Les 8 députés élus du PCJ
Les 8 députés élus du PCJ
Le PCJ, un parti pacifiste, plaçant les "réformes démocratiques" et la réponse quotidienne aux aspirations des travailleurs avant la "révolution socialiste"

Le Parti communiste japonais est l'un des plus grands partis communistes d'opposition au monde. Il compte environ 400 000 membres répartis dans 25 000 sections. Depuis septembre 2007, le Parti enregistre une moyenne de 1 000 nouveaux adhérents, souvent jeunes.
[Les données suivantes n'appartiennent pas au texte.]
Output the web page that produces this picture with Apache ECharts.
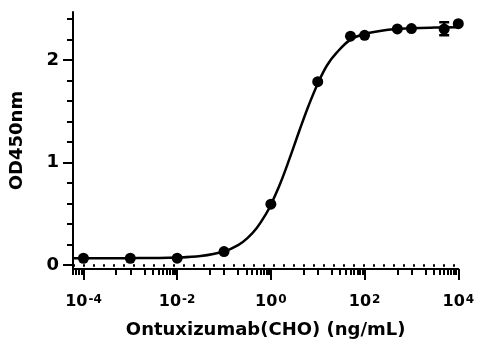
<!DOCTYPE html>
<html>
<head>
<meta charset="utf-8">
<script src="https://cdn.jsdelivr.net/npm/echarts@6/dist/echarts.min.js"></script>
<style>
  html, body { margin: 0; padding: 0; background: #fff; }
  #chart { width: 489px; height: 346px; }
</style>
</head>
<body>
<div id="chart"></div>
<script>
// measured points (ng/mL, OD450)
var conc = [1e-4, 1e-3, 1e-2, 0.1, 1, 10, 50, 100, 500, 1000, 5000, 10000];
var od = [0.065, 0.065, 0.066, 0.13, 0.593, 1.79, 2.234, 2.242, 2.305, 2.308, 2.303, 2.356];

// error bar (only visible one)
var errConc = [5000];
var errLow = [2.243];
var errHigh = [2.37];

// fitted curve
var fitConc = [6e-5, 1e-4, 1e-3, 1e-2, 0.0316, 0.1, 0.2, 0.316, 0.5, 0.794, 1, 1.585, 2.512, 3.981, 6.31, 10, 15.85, 25.12, 50, 100, 316, 1000, 3162, 10000];
var fitOd = [0.065, 0.065, 0.066, 0.072, 0.086, 0.131, 0.193, 0.262, 0.361, 0.501, 0.588, 0.795, 1.04, 1.30, 1.55, 1.77, 1.95, 2.07, 2.20, 2.255, 2.297, 2.312, 2.318, 2.32];

// axis ticks
var xMajor = [1e-4, 1e-2, 1, 100, 10000];
var xMinor = [6e-5, 7e-5, 8e-5, 9e-5, 5e-4, 1e-3, 2e-3, 3e-3, 4e-3, 5e-3, 6e-3, 7e-3, 8e-3, 9e-3,
              5e-2, 0.1, 0.2, 0.3, 0.4, 0.5, 0.6, 0.7, 0.8, 0.9, 5, 10, 20, 30, 40, 50, 60, 70, 80, 90,
              500, 1000, 2000, 3000, 4000, 5000, 6000, 7000, 8000, 9000];
var yMajor = [0, 1, 2];
var yMinor = [0.2, 0.4, 0.6, 0.8, 1.2, 1.4, 1.6, 1.8, 2.2, 2.4];

function lg(v) { return Math.log10(v); }

var font = 'DejaVu Sans';
var xMin = lg(6e-5) - 0.001;

var chart = echarts.init(document.getElementById('chart'), null, { renderer: 'canvas' });

var option = {
    animation: false,
    grid: { left: 72.7, right: 30.7, top: 12, bottom: 77 },
    xAxis: [{
        type: 'value',
        min: xMin,
        max: 4,
        name: 'Ontuxizumab(CHO) (ng/mL)',
        nameLocation: 'middle',
        nameGap: 50,
        nameTextStyle: { fontFamily: font, fontWeight: 'bold', fontSize: 18, color: '#000' },
        axisLine: { onZero: false, lineStyle: { color: '#000', width: 2 } },
        axisTick: { customValues: xMajor.map(lg), length: 11, lineStyle: { color: '#000', width: 2 } },
        axisLabel: {
            customValues: xMajor.map(lg),
            margin: 25,
            formatter: function (v) {
                return '{b|10}{s|' + Math.round(v) + '}';
            },
            rich: {
                b: { fontFamily: font, fontWeight: 'bold', fontSize: 16, lineHeight: 16, color: '#000', verticalAlign: 'bottom' },
                s: { fontFamily: font, fontWeight: 'bold', fontSize: 12, lineHeight: 12, padding: [0, 0, 10, 1], color: '#000', verticalAlign: 'top' }
            }
        },
        splitLine: { show: false }
    }, {
        type: 'value',
        min: xMin,
        max: 4,
        position: 'bottom',
        axisLine: { show: false, onZero: false },
        axisTick: { customValues: xMinor.map(lg), length: 6, lineStyle: { color: '#000', width: 2 } },
        axisLabel: { show: false },
        splitLine: { show: false }
    }],
    yAxis: [{
        type: 'value',
        min: -0.04,
        max: 2.47,
        name: 'OD450nm',
        nameLocation: 'middle',
        nameGap: 47,
        nameTextStyle: { fontFamily: font, fontWeight: 'bold', fontSize: 18, color: '#000' },
        axisLine: { onZero: false, lineStyle: { color: '#000', width: 2 } },
        axisTick: { customValues: yMajor, length: 10, lineStyle: { color: '#000', width: 2 } },
        axisLabel: {
            customValues: yMajor,
            margin: 14,
            fontFamily: font, fontWeight: 'bold', fontSize: 18, color: '#000'
        },
        splitLine: { show: false }
    }, {
        type: 'value',
        min: -0.04,
        max: 2.47,
        position: 'left',
        axisLine: { show: false, onZero: false },
        axisTick: { customValues: yMinor, length: 6, lineStyle: { color: '#000', width: 2 } },
        axisLabel: { show: false },
        splitLine: { show: false }
    }],
    series: [{
        // fitted curve
        type: 'line',
        data: fitConc.map(function (c, i) { return [lg(c), fitOd[i]]; }),
        smooth: 0.4,
        showSymbol: false,
        lineStyle: { color: '#000', width: 2.5 },
        markLine: {
            silent: true,
            symbol: 'none',
            label: { show: false },
            lineStyle: { color: '#000', width: 2.5, type: [2, 8], opacity: 1 },
            data: [{ yAxis: 0 }]
        },
        z: 2
    }, {
        // error bar
        type: 'custom',
        data: errConc.map(function (c, i) { return [lg(c), errLow[i], errHigh[i]]; }),
        renderItem: function (params, api) {
            var lo = api.coord([api.value(0), api.value(1)]);
            var hi = api.coord([api.value(0), api.value(2)]);
            var w = 5;
            var st = { stroke: '#000', lineWidth: 2.5 };
            return {
                type: 'group',
                children: [
                    { type: 'line', shape: { x1: lo[0], y1: lo[1], x2: hi[0], y2: hi[1] }, style: st },
                    { type: 'line', shape: { x1: lo[0] - w, y1: lo[1], x2: lo[0] + w, y2: lo[1] }, style: st },
                    { type: 'line', shape: { x1: hi[0] - w, y1: hi[1], x2: hi[0] + w, y2: hi[1] }, style: st }
                ]
            };
        },
        z: 3
    }, {
        // data points
        type: 'scatter',
        data: conc.map(function (c, i) { return [lg(c), od[i]]; }),
        symbol: 'circle',
        symbolSize: 11,
        itemStyle: { color: '#000', opacity: 1 },
        z: 4
    }]
};
chart.setOption(option);
</script>
</body>
</html>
En majorité des moins de 25 ans, des jeunes condamnés à la précarité ou des étudiants.

Contrairement aux autres partis communistes d'Europe ou d'ailleurs, il n'a pas connu de crise interne à la suite de la chute de l'Union soviétique, et n'a pas non plus songé à changer son nom ou ses objectifs. Le Parti Communiste Japonais demande l'abolition du capitalisme et l'établissement d'une société basée sur le socialisme, la démocratie et la paix, en opposition au militarisme. Il veut arriver à ses buts en travaillant à l'intérieur du cadre fixé par la démocratie parlementaire.

Bien qu'ayant été d'inspiration léniniste, le parti ne soutient plus la révolution socialiste : il adhère en effet à l'idée d'une révolution démocratique depuis 1958, et a renoncé à la notion de dictature du prolétariat en 1976. Le parti communiste est donc anti-capitaliste et pacifiste. Il n'envisage plus l'action armée - depuis les années 1980 il n'existe plus de contact avec des organisations du type de l'Armée rouge japonaise - et milite pour un respect total de l'esprit de la Constitution de 1947. Il est le seul à inscrire dans son programme l'abrogation du traité de coopération mutuelle et de sécurité entre les États-Unis et le Japon, et s'oppose farouchement à l'acquisition d'armes nucléaires par le Japon et à la révision de l'article 9 de la Constitution. Également seul parti politique japonais à s'être opposé en son temps à l'impérialisme japonais et à la participation du pays à la Seconde Guerre mondiale, il milite pour que le gouvernement fasse des excuses officielles pour les exactions commises par l'armée impériale durant le conflit.

Depuis 2004, par ailleurs, la rhétorique s'est adoucie. Les appels à la "révolution socialiste" ont cédé la place aux simples demandes de "réformes démocratiques". Le PC japonais se veut responsable. Il refuse les subventions publiques et rejette les offres d'alliance avec les grands partis. Ses dirigeants sont de tous les combats pour la défense des précaires. Selon un membre du parti s'exprimant en mai 2009 : « Bien sûr, notre objectif final est une société socialiste, communiste au Japon, dépassant le capitalisme. Mais avant cela, nous avons une approche graduelle. La première étape est de résoudre les problèmes du travail et du niveau de vie selon la demande des gens ».

Opposé à toute forme de nationalisme, il rejette tant le drapeau que l'hymne officiel du pays, et s'il ne s'oppose plus désormais au maintien sur le trône de l'empereur, il insiste pour qu'il soit limité à un simple rôle symbolique, ce qui est largement le cas aujourd'hui.